In the an article about Bosch (Hieronymus Bosch, my 2nd favorite European artist) from the Prague-an atelier Praga Mystica, there’s one word about the decline of the attention towards Bosch a century after his death aka. since the Thirty Years War that attracts me:

“The time of the advent of science and positivist thinking in its mechanical, black-and-white and interlocking world had no place for painters of ‘nonsense and fantasy’.”

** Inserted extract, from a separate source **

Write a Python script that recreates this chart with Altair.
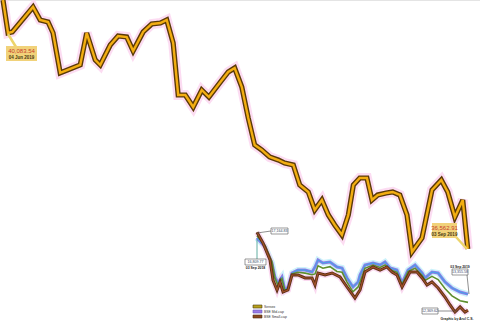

A few points that I’d like to discuss/comment:

  1. The pursuit of science => one realizes that this is not the opposite of Bosch’s world only after one has found out that science is also not the answer of the world, just as religion.
  2. “positivist” => Bosch is often perceived as a profound pessimist, is this one of the important reasons that I’m obsessed with him? That we share this dim belief, just as why I resonate with Boris Vian?
  3. “mechanical, black-and-white world” => Seemingly the Achilles’ Heel of science and the typical Western philosophy, Dualism; actually the crack on this egg shell/dam — the proof of why it doesn’t work for everything. I myself is quite a dualist-by-force, I’ve been trying to rule this out of my philosophy, but the reason why it can’t be done overnight is that, unfortunately, I’m enjoying the practicality of its explanatory power over most of things despite that what can’t be explained by Dualism bothers me.
  4. Of course spiritual world isn’t equal to superstition, they’re just a slogan that the up-risers needed on their flagship, it’s of no radical importance, but more of an exigent one. Eventually we look back, find out that it was of no reason to attack Bosch’s vision.

But what is right, eventually?

Is there an ultimate truth of the world? If there isn’t, then what are we looking for?

Do we need a truth? Or we just need to be eternal enquirers?

Anyway, what is spin??

In the same article, at the end, the author says:

“… an age which led the curiosity and wise rationality of the Renaissance to an absurd position by letting reason rule over emotion and matter over spirit. To an age that separated art and science and thus gave birth to heartless science.”

Indeed a bit of “story of my life”, a person of curiosity, rationality, reason and heartlessness.